The Sacred Flame is the sad tale of Maurice Tabret, an invalid Great War hero, who dies peacefully at home. But when the nurse cries foul play, the family, including his wife and brother, are pushed into a mess of accusation, jealousy, love, and hatred. Directed by Matthew Dunster, this insight into post-war life and the modernising views of the time is presented simply and without embellishment. The set, designed by Anna Fleischle, comprises of a tall framed window looking into Maurice’s room, flanked by a ceiling-high shelf covered in bottles and photos, and a stark staircase. We get the impression of both a picture frame and a prison, the invalid bed ever-present behind the family’s chairs.

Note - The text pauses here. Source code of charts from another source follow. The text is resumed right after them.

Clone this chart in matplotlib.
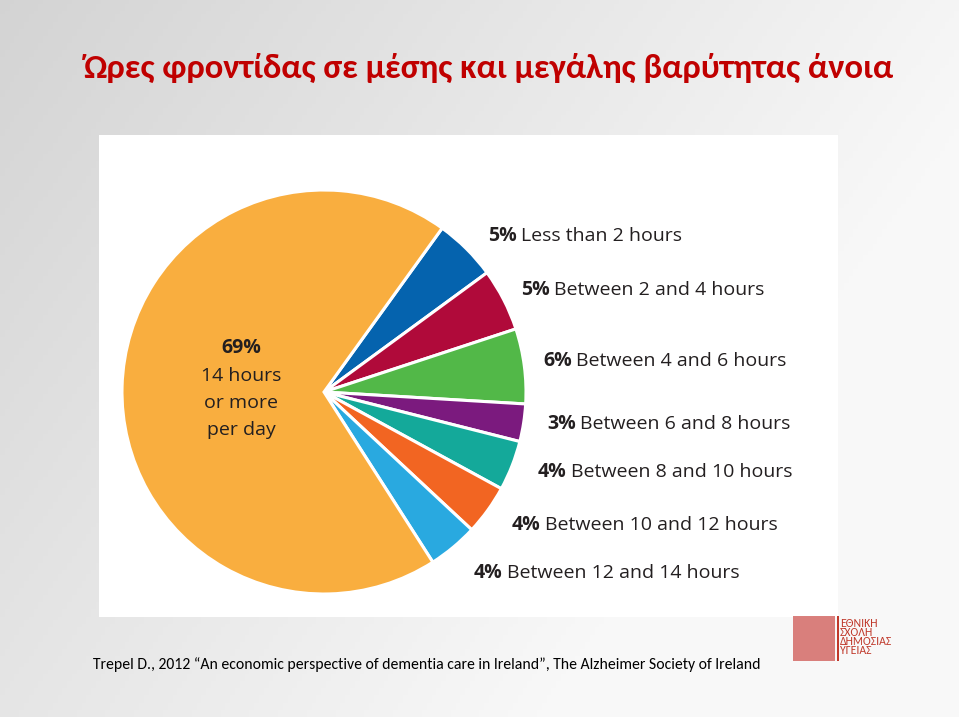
import numpy as np
import matplotlib
matplotlib.use("Agg")
import matplotlib.pyplot as plt
from matplotlib.patches import Rectangle

# ---- data ----
categories = ["Less than 2 hours", "Between 2 and 4 hours", "Between 4 and 6 hours",
              "Between 6 and 8 hours", "Between 8 and 10 hours", "Between 10 and 12 hours",
              "Between 12 and 14 hours", "14 hours or more per day"]
values = [5, 5, 6, 3, 4, 4, 4, 69]
colors = ["#0563AE", "#B00A3A", "#52B848", "#7B1A7E", "#14A99A", "#F26522", "#29A9E0", "#F9AE3F"]
inner_lines = ["14 hours", "or more", "per day"]
title = "Ώρες φροντίδας σε μέσης και μεγάλης βαρύτητας άνοια"
citation = ("Trepel D., 2012 \u201cAn economic perspective of dementia care in Ireland\u201d, "
            "The Alzheimer Society of Ireland")
logo_lines = ["ΕΘΝΙΚΗ", "ΣΧΟΛΗ", "ΔΗΜΟΣΙΑΣ", "ΥΓΕΙΑΣ"]

# label positions (pixels, left x, center y) for the seven small slices
label_pos = [(488, 236), (521, 290), (543, 361), (547, 424), (538, 472), (512, 525), (474, 573)]

W, H = 959, 717
fig = plt.figure(figsize=(W / 100, H / 100), dpi=100)
renderer = fig.canvas.get_renderer()

def fx(x):
    return x / W

def fy(y):
    return 1 - y / H

def fit_text(t, target_w):
    w = t.get_window_extent(renderer).width
    t.set_fontsize(t.get_fontsize() * target_w / w)

# background gradient
bg = fig.add_axes([0, 0, 1, 1])
xx, yy = np.meshgrid(np.linspace(0, 1, 200), np.linspace(0, 1, 200))
val = 0.83 + 0.13 * xx + 0.07 * yy
val = np.clip(val, 0, 0.975)
bg.imshow(np.dstack([val, val, val]), extent=[0, 1, 0, 1], origin="upper", aspect="auto")
bg.set_xlim(0, 1)
bg.set_ylim(0, 1)
bg.axis("off")

# white panel
fig.patches.append(Rectangle((fx(99), fy(617)), fx(838) - fx(99), fy(135) - fy(617),
                             transform=fig.transFigure, facecolor="white", edgecolor="none", zorder=1))

# pie
cx, cy, R = 324, 392, 202
ax = fig.add_axes([fx(cx - R), fy(cy + R), 2 * R / W, 2 * R / H])
ax.set_zorder(2)
ax.pie(values, colors=colors, startangle=54.2, counterclock=False,
       wedgeprops=dict(edgecolor="white", linewidth=2.2))
ax.set_xlim(-1.0, 1.0)
ax.set_ylim(-1.0, 1.0)
ax.set_aspect("auto")
ax.axis("off")

lab_font = ["Open Sans", "DejaVu Sans"]
txt_col = "#231F20"
for (x, y), v, cat in zip(label_pos, values[:7], categories[:7]):
    t = fig.text(fx(x), fy(y), f"{v}%", fontsize=14, fontweight="bold", family=lab_font,
                 color=txt_col, ha="left", va="center", zorder=5)
    bb = t.get_window_extent(renderer)
    fig.text(bb.x1 / W + fx(4), fy(y), cat, fontsize=14, family=lab_font,
             color=txt_col, ha="left", va="center", zorder=5)

# inner label
fig.text(fx(241), fy(348), f"{values[7]}%", fontsize=14, fontweight="bold", family=lab_font,
         color=txt_col, ha="center", va="center", zorder=5)
for i, line in enumerate(inner_lines):
    fig.text(fx(241), fy(376 + 27 * i), line, fontsize=14, family=lab_font,
             color=txt_col, ha="center", va="center", zorder=5)

cal = ["Carlito", "Open Sans", "DejaVu Sans"]
# title
tt = fig.text(fx(84), fy(78), title, fontsize=22, color="#C00000",
              family=cal, fontweight="bold", ha="left", va="baseline", zorder=5)
fit_text(tt, 809)

# citation
ct = fig.text(fx(93), fy(665), citation, fontsize=11.4, color="black", family=cal,
              ha="left", va="center", zorder=5)
fit_text(ct, 669)

# logo (simplified)
fig.patches.append(Rectangle((fx(793), fy(661)), fx(42), fy(616) - fy(661),
                             transform=fig.transFigure, facecolor="#D46A66", alpha=0.85,
                             edgecolor="none", zorder=3))
fig.patches.append(Rectangle((fx(837), fy(661)), fx(1.5), fy(616) - fy(661),
                             transform=fig.transFigure, facecolor="#C0392B",
                             edgecolor="none", zorder=3))
fig.text(fx(840), fy(618), "\n".join(logo_lines), fontsize=8.5, color="#C0392B",
         family=cal, ha="left", va="top", linespacing=0.78, zorder=5)

fig.savefig("out.png", dpi=100)
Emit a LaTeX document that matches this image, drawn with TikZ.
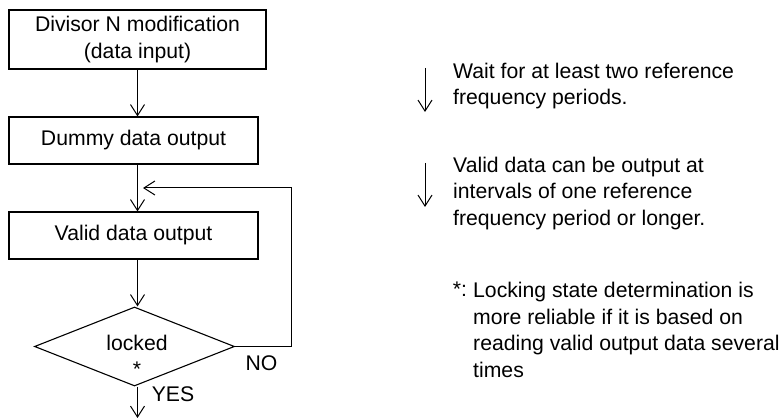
\documentclass[tikz,border=0pt]{standalone}
\usepackage{fontspec}
\setmainfont{Liberation Sans}
\usetikzlibrary{arrows.meta,shapes.geometric}
\begin{document}
\begin{tikzpicture}[x=1pt,y=-1pt,
  every node/.style={font=\fontsize{21.2}{26.7}\selectfont, inner sep=0pt},
  box/.style={draw, line width=1.1pt},
  dia/.style={diamond, draw, line width=1.1pt, inner sep=0pt, aspect=2.5},
  arr/.style={line width=1pt, -{Straight Barb[length=11pt,width=14pt]}},
  note/.style={align=left, anchor=north west}]
\useasboundingbox (0,0) rectangle (782,419);
% flow chart
\node[box, minimum width=257pt, minimum height=59pt, align=center] (b1) at (137.5,39.5) {Divisor N modification\\(data input)};
\node[box, minimum width=249pt, minimum height=47pt] (b2) at (133.5,140.5) {Dummy data output};
\node[box, minimum width=249pt, minimum height=47pt] (b3) at (133.5,235.5) {Valid data output};
\node[dia, minimum width=200pt, minimum height=79pt] (d) at (134.5,346.5) {};
\node[anchor=base] (lk) at (137,351) {locked};
\node[anchor=base] (st) at (137,377) {*};
\node[anchor=base] (no) at (261.5,371) {NO};
\node[anchor=base] (yes) at (173,402) {YES};
\coordinate (fb) at (143,188);
\coordinate (out) at (137.5,418);
\draw[arr] (b1.south) -- (b1.south |- b2.north);
\draw[arr] (b2.south -| b1.south) -- (b3.north -| b1.south);
\draw[arr] (b3.south -| b1.south) -- (d.north -| b1.south);
\draw[arr] (d.south -| b1.south) -- (out);
\draw[arr] (d.east) -- ++(56,0) |- (fb);
% notes
\coordinate (a1s) at (425,68);
\coordinate (a1e) at (425,112);
\coordinate (a2s) at (425,163);
\coordinate (a2e) at (425,207);
\draw[arr] (a1s) -- (a1e);
\draw[arr] (a2s) -- (a2e);
\node[note] (n1) at (453,62.7) {Wait for at least two reference\\frequency periods.};
\node[note] (n2) at (453,156.7) {Valid data can be output at\\intervals of one reference\\frequency period or longer.};
\node[note] (fn) at (473,282) {Locking state determination is\\more reliable if it is based on\\reading valid output data several\\times};
\node[anchor=north east, xshift=-5.8pt] (fs) at (fn.north west) {*:};
\end{tikzpicture}
\end{document}
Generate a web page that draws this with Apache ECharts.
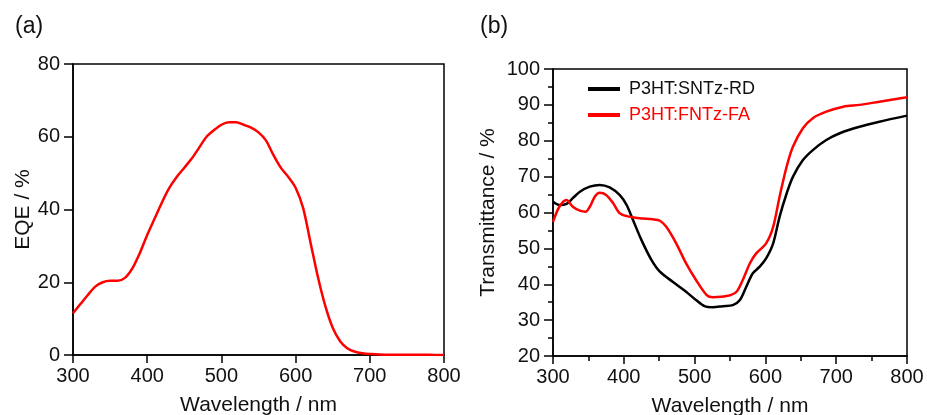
<!DOCTYPE html>
<html>
<head>
<meta charset="utf-8">
<script src="https://cdn.jsdelivr.net/npm/echarts@6/dist/echarts.min.js"></script>
<style>
  html, body { margin: 0; padding: 0; background: #fff; }
  #chart { width: 927px; height: 415px; }
</style>
</head>
<body>
<div id="chart"></div>
<script>
// panel (a): EQE spectrum
var eqeWave = [300, 310, 320, 330, 340, 350, 360, 370, 380, 390, 400, 410, 420, 430, 440, 450,
    460, 470, 480, 490, 500, 510, 520, 530, 540, 550, 560, 570, 580, 590, 600, 610, 620, 630,
    640, 650, 660, 670, 680, 690, 700, 720, 740, 760, 780, 800]
var eqeVal = [11.5, 14, 16.5, 18.8, 20, 20.4, 20.4, 21.2, 23.8, 28, 33, 37.5, 42, 46, 49, 51.5,
    54, 57, 60, 61.8, 63.3, 64, 64, 63.3, 62.5, 61.2, 59, 55, 51.5, 49, 46, 40.5, 31, 21.5,
    13.5, 7.5, 3.8, 1.8, 0.9, 0.5, 0.3, 0.1, 0.1, 0.1, 0.05, 0]

// panel (b): transmittance spectra
var blackWave = [300, 309, 319, 328, 338, 352, 366, 380, 394, 404, 413, 425, 439, 451, 469, 488,
    502, 514, 526, 540, 554, 564, 573, 582, 592, 601, 611, 620, 630, 639, 653, 667, 686, 705,
    733, 761, 800]
var blackVal = [63, 62.1, 62.4, 64, 65.8, 67.2, 67.7, 67, 64.9, 62.1, 57.9, 52.3, 46.8, 43.5,
    40.7, 37.9, 35.6, 33.9, 33.6, 33.9, 34.2, 35.6, 39.3, 43, 44.9, 47.2, 51.4, 58.8, 65.3, 70,
    74.6, 77.4, 80.2, 82.1, 83.9, 85.3, 87]
var redWave = [300, 309, 319, 328, 338, 346, 352, 359, 366, 375, 385, 394, 404, 422, 441, 451,
    460, 474, 488, 502, 517, 526, 545, 559, 568, 578, 587, 601, 611, 620, 630, 639, 653, 667,
    686, 710, 733, 761, 800]
var redVal = [57.4, 61.6, 63.5, 61.6, 60.5, 60.2, 61.6, 64.4, 65.5, 64.9, 62.6, 59.8, 59, 58.4,
    58.1, 57.7, 56, 51.4, 45.8, 41.2, 37, 36.4, 36.7, 37.9, 41.2, 45.8, 48.6, 51.4, 56, 64.4,
    72.8, 78.4, 83.5, 86.3, 88.1, 89.5, 90, 90.9, 92.1]

var seriesNames = ['P3HT:SNTz-RD', 'P3HT:FNTz-FA']

function pairs(xs, ys){
    var out = []
    for(let i=0;i<xs.length;i++){
        out.push([xs[i], ys[i]])
    }
    return out
}

var font = '"Liberation Sans", Arial, sans-serif'

function xAxisOf(gridIndex, minor){
    return {
        type: 'value', gridIndex: gridIndex, min: 300, max: 800, interval: 100,
        name: 'Wavelength / nm', nameLocation: 'middle', nameGap: 40,
        nameTextStyle: { fontSize: 21, color: '#111', fontFamily: font },
        axisLine: { lineStyle: { color: '#000', width: 1.5 } },
        axisTick: { inside: false, length: 8, lineStyle: { color: '#000', width: 1.5 } },
        minorTick: { show: minor, splitNumber: 2, length: 5, lineStyle: { color: '#000', width: 1.5 } },
        axisLabel: { fontSize: 20, color: '#111', fontFamily: font, margin: 11 },
        splitLine: { show: false }
    }
}

function yAxisOf(gridIndex, min, max, interval, name, gap, minor){
    return {
        type: 'value', gridIndex: gridIndex, min: min, max: max, interval: interval,
        name: name, nameLocation: 'middle', nameGap: gap,
        nameTextStyle: { fontSize: 21, color: '#111', fontFamily: font },
        axisLine: { show: true, lineStyle: { color: '#000', width: 1.5 } },
        axisTick: { show: true, length: 9, lineStyle: { color: '#000', width: 1.5 } },
        minorTick: { show: minor, splitNumber: 2, length: 5, lineStyle: { color: '#000', width: 1.5 } },
        axisLabel: { fontSize: 20, color: '#111', fontFamily: font, margin: 13 },
        splitLine: { show: false }
    }
}

option = {
    backgroundColor: '#fff',
    animation: false,
    title: [
        { text: '(a)', left: 10, top: 10, textStyle: { fontSize: 23, fontWeight: 'normal', color: '#111', fontFamily: font } },
        { text: '(b)', left: 475, top: 10, textStyle: { fontSize: 23, fontWeight: 'normal', color: '#111', fontFamily: font } }
    ],
    grid: [
        { left: 73, top: 64, width: 371, height: 291, show: true, borderColor: '#000', borderWidth: 1.5,
          containLabel: false, outerBoundsMode: 'none' },
        { left: 553, top: 69, width: 354, height: 287, show: true, borderColor: '#000', borderWidth: 1.5,
          containLabel: false, outerBoundsMode: 'none' }
    ],
    xAxis: [ xAxisOf(0, false), xAxisOf(1, true) ],
    yAxis: [
        yAxisOf(0, 0, 80, 20, 'EQE / %', 38, false),
        yAxisOf(1, 20, 100, 10, 'Transmittance / %', 54, true)
    ],
    legend: {
        orient: 'vertical',
        left: 583, top: 75,
        icon: 'rect',
        itemWidth: 32, itemHeight: 4, itemGap: 8,
        textStyle: { fontSize: 18, fontFamily: font, padding: [0, 0, 0, 4] },
        data: [
            { name: seriesNames[0], textStyle: { color: '#111' } },
            { name: seriesNames[1], textStyle: { color: '#ff0000' } }
        ]
    },
    series: [
        {
            type: 'line', xAxisIndex: 0, yAxisIndex: 0, name: 'EQE',
            data: pairs(eqeWave, eqeVal), smooth: 0.3, symbol: 'none',
            lineStyle: { color: '#ff0000', width: 2.5 }, itemStyle: { color: '#ff0000' }
        },
        {
            type: 'line', xAxisIndex: 1, yAxisIndex: 1, name: seriesNames[0],
            data: pairs(blackWave, blackVal), smooth: 0.3, symbol: 'none',
            lineStyle: { color: '#000', width: 2.5 }, itemStyle: { color: '#000' }
        },
        {
            type: 'line', xAxisIndex: 1, yAxisIndex: 1, name: seriesNames[1],
            data: pairs(redWave, redVal), smooth: 0.3, symbol: 'none',
            lineStyle: { color: '#ff0000', width: 2.5 }, itemStyle: { color: '#ff0000' }
        }
    ]
};

var myChart = echarts.init(document.getElementById('chart'));
myChart.setOption(option);
</script>
</body>
</html>
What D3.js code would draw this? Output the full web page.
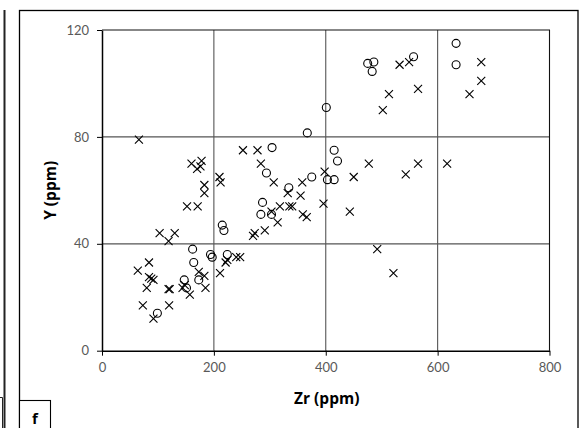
<!DOCTYPE html>
<html>
<head>
<meta charset="utf-8">
<script src="https://cdn.jsdelivr.net/npm/d3@7"></script>
<style>
  body { margin: 0; background: #fff; }
  svg { display: block; }
</style>
</head>
<body>
<svg id="chart" width="584" height="428"></svg>
<script>
// Zr (ppm), Y (ppm)
var crossZr = [66, 160, 170, 178, 176, 183, 183, 210, 212, 152, 171, 103, 130, 119, 84, 64, 84, 88, 92, 80,
  119, 121, 73, 120, 92, 144, 148, 157, 185, 173, 183, 211, 221, 224, 240, 247, 270, 273, 291, 303,
  318, 314, 335, 340, 332, 355, 359, 366, 358, 307, 396, 252, 278, 284, 398, 532, 549, 513, 565, 502,
  477, 450, 543, 565, 617, 443, 678, 678, 657, 492, 521];
var crossY = [79, 70, 68, 71, 69, 62, 59, 65, 63, 54, 54, 44, 44, 41, 33, 30, 27.5, 27, 26.5, 23.5,
  23, 23, 17, 17, 12, 23.5, 24.5, 21, 23.5, 29.5, 28, 29, 33, 34, 35, 35, 43, 44, 45, 52,
  54, 48, 54, 54, 59, 58, 51, 50, 63, 63, 55, 75, 75, 70, 67, 107, 108, 96, 98, 90,
  70, 65, 66, 70, 70, 52, 108, 101, 96, 38, 29];

var circleZr = [287, 284, 303, 334, 304, 294, 375, 403, 415, 415, 421, 367, 401, 215, 218, 162, 194, 197, 224, 164,
  173, 147, 151, 99, 475, 486, 483, 557, 633, 633];
var circleY = [55.5, 51, 51, 61, 76, 66.5, 65, 64, 64, 75, 71, 81.5, 91, 47, 45, 38, 36, 35, 36, 33,
  26.5, 26.5, 23.5, 14, 107.5, 108, 104.5, 110, 115, 107];

var xTicks = [0, 200, 400, 600, 800];
var yTicks = [0, 40, 80, 120];

var svg = d3.select("#chart");
var plotL = 102, plotR = 549.5, plotT = 30, plotB = 350.7;

var x = d3.scaleLinear().domain([0, 800]).range([plotL, plotR]);
var y = d3.scaleLinear().domain([0, 120]).range([plotB, plotT]);

// left-edge remains of the neighbouring panel
svg.append("line").attr("x1", 4.5).attr("x2", 4.5).attr("y1", 10).attr("y2", 428)
  .attr("stroke", "#222").attr("stroke-width", 2);
svg.append("path").attr("d", "M0,397.5H2.5V428").attr("fill", "none")
  .attr("stroke", "#222").attr("stroke-width", 1);

// panel frame
svg.append("rect").attr("x", 19.5).attr("y", 10.5).attr("width", 558.5).attr("height", 430)
  .attr("fill", "none").attr("stroke", "#000").attr("stroke-width", 1.3);

// grid
var grid = svg.append("g");
grid.selectAll(".gx").data([200, 400, 600]).enter().append("line")
  .attr("x1", function (d) { return x(d); }).attr("x2", function (d) { return x(d); })
  .attr("y1", plotT).attr("y2", plotB)
  .attr("stroke", "#555").attr("stroke-width", 1.1);
grid.selectAll(".gy").data([40, 80]).enter().append("line")
  .attr("x1", plotL).attr("x2", plotR)
  .attr("y1", function (d) { return y(d); }).attr("y2", function (d) { return y(d); })
  .attr("stroke", "#555").attr("stroke-width", 1.3);

// top / right border of plot
svg.append("path").attr("d", "M" + plotL + "," + plotT + "H" + plotR + "V" + plotB)
  .attr("fill", "none").attr("stroke", "#111").attr("stroke-width", 1.1);

// axes
var xAxis = svg.append("g").attr("transform", "translate(0," + plotB + ")")
  .call(d3.axisBottom(x).tickValues(xTicks).tickSize(5).tickPadding(7).tickSizeOuter(0));
var yAxis = svg.append("g").attr("transform", "translate(" + plotL + ",0)")
  .call(d3.axisLeft(y).tickValues(yTicks).tickSize(5).tickPadding(8).tickSizeOuter(0));

[xAxis, yAxis].forEach(function (a) {
  a.select(".domain").attr("stroke", "#000").attr("stroke-width", 1.5);
  a.selectAll(".tick line").attr("stroke", "#000").attr("stroke-width", 1);
  a.selectAll("text").attr("fill", "#595959")
    .style("font-family", "Lato, 'Open Sans', sans-serif").style("font-size", "13px");
});

// axis titles
svg.append("text")
  .attr("x", (plotL + plotR) / 2 + 1).attr("y", 404)
  .attr("text-anchor", "middle")
  .style("font-family", "'Open Sans', Lato, sans-serif").style("font-size", "15.5px").style("font-weight", "bold")
  .text("Zr (ppm)");

svg.append("text")
  .attr("transform", "translate(56," + ((plotT + plotB) / 2) + ") rotate(-90)")
  .attr("text-anchor", "middle")
  .style("font-family", "'Open Sans', Lato, sans-serif").style("font-size", "15.5px").style("font-weight", "bold")
  .text("Y (ppm)");

// crosses
var s = 4;
svg.append("g").selectAll("path")
  .data(crossZr)
  .enter()
  .append("path")
  .attr("d", function (d, i) {
    var cx = x(d), cy = y(crossY[i]);
    return "M" + (cx - s) + "," + (cy - s) + "L" + (cx + s) + "," + (cy + s) +
      "M" + (cx - s) + "," + (cy + s) + "L" + (cx + s) + "," + (cy - s);
  })
  .attr("stroke", "#000").attr("stroke-width", 1.1).attr("fill", "none");

// circles
svg.append("g").selectAll("circle")
  .data(circleZr)
  .enter()
  .append("circle")
  .attr("cx", function (d) { return x(d); })
  .attr("cy", function (d, i) { return y(circleY[i]); })
  .attr("r", 4)
  .attr("fill", "none").attr("stroke", "#000").attr("stroke-width", 1.1);

// panel letter box
svg.append("rect").attr("x", 19.5).attr("y", 400.5).attr("width", 31).attr("height", 40)
  .attr("fill", "#fff").attr("stroke", "#000").attr("stroke-width", 1.1);
svg.append("text").attr("x", 35).attr("y", 424)
  .attr("text-anchor", "middle")
  .style("font-family", "'Open Sans', Lato, sans-serif").style("font-size", "15px").style("font-weight", "bold")
  .text("f");
</script>
</body>
</html>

Jamie De Courcey played the pallid but chipper Maurice, spending the entirety of the play in bed (a job I think we’d all like!), and yet providing an energy and heart to the stage that made the first act vibrant, and the second morose. His ever-present Nurse Wayland (Sarah Churm) was both attentive and ominous, in the background and yet constantly in the audience’s sights, only to burst on more fiercely post-interval. Maurice’s young wife, Stella, and brother, Colin (Beatriz Romilly and David Ricardo-Pearce), railed through all possible emotions without pushing too far into farce, despite some very comical moments. But it was Mrs. Tabret, played by Margot Leicester, who stole the show for me. As Maurice’s mother, she was doting and yet aware of her daughter-in-law’s presence, respectful of their privacy but conscious of her son’s diminishing health. It was this wholly genuine reaction that made her both relatable and likeable.

This production of The Sacred Flame combines wonderfully natural speech with a symbolic set, yet makes it more relatable than some Chekhov plays, depicting a middle-class scandal as real, possible, and ultimately a very human ordeal.